You know that the cost volume lies in a space between depth e_max, e_min, and width u and height v. Now you take every small "cube" in this cuboid of size (e_max-e_min) x u x v and project it into your two images l_m and l_r. Then you have one pixel in image A (pixelA) and one pixel in image B (pixelB).

Then you calculate the photometric error. I am not sure how they do it here. You could go and sum the red, green and blue values of pixelA and sum the red,green and blue values of pixelB. Then you subtract these values. If the difference is small then the color or intensity might be similar. This might tell you that the cube is at the correct place.

And then you do this for every single of these little cubes. And calculate the average.

Now you say "what? but how do I know how to project the little cube to the second image?". The first image is easy. That is just 3d-backpropagation. But for the second image, you need the pose transformation. And here a minimization procedure comes into place.

Your transformation can be described by 6+ variables (depending on whether you use Euler angles, rotation matrices etc.). You want to estimate these variables. If there was a perfect solution then you could do this using gauss jordan elimination.
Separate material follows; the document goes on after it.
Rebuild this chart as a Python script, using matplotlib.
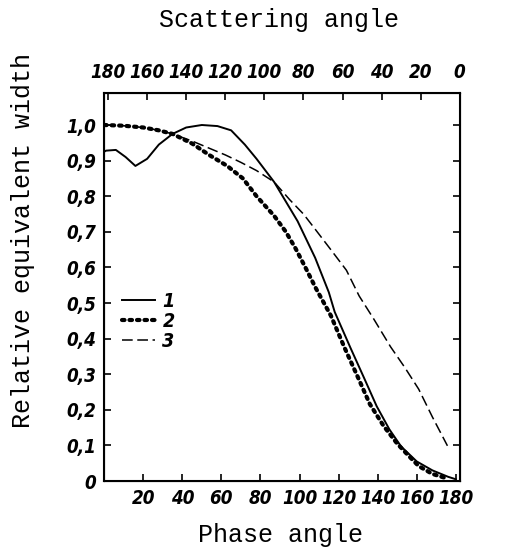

You have some initial guess of your transformation. This is of course not a good guess. Therefore the photometric error described above is really high. If you guess multiple times then you might see that the error increases or decreases.

This procedure is described in the paper in detail. It does the same as gauss jordan but for many variables. There is no perfect solution so gauss jordan can not work here and it would be far too slow.

Maybe this helps.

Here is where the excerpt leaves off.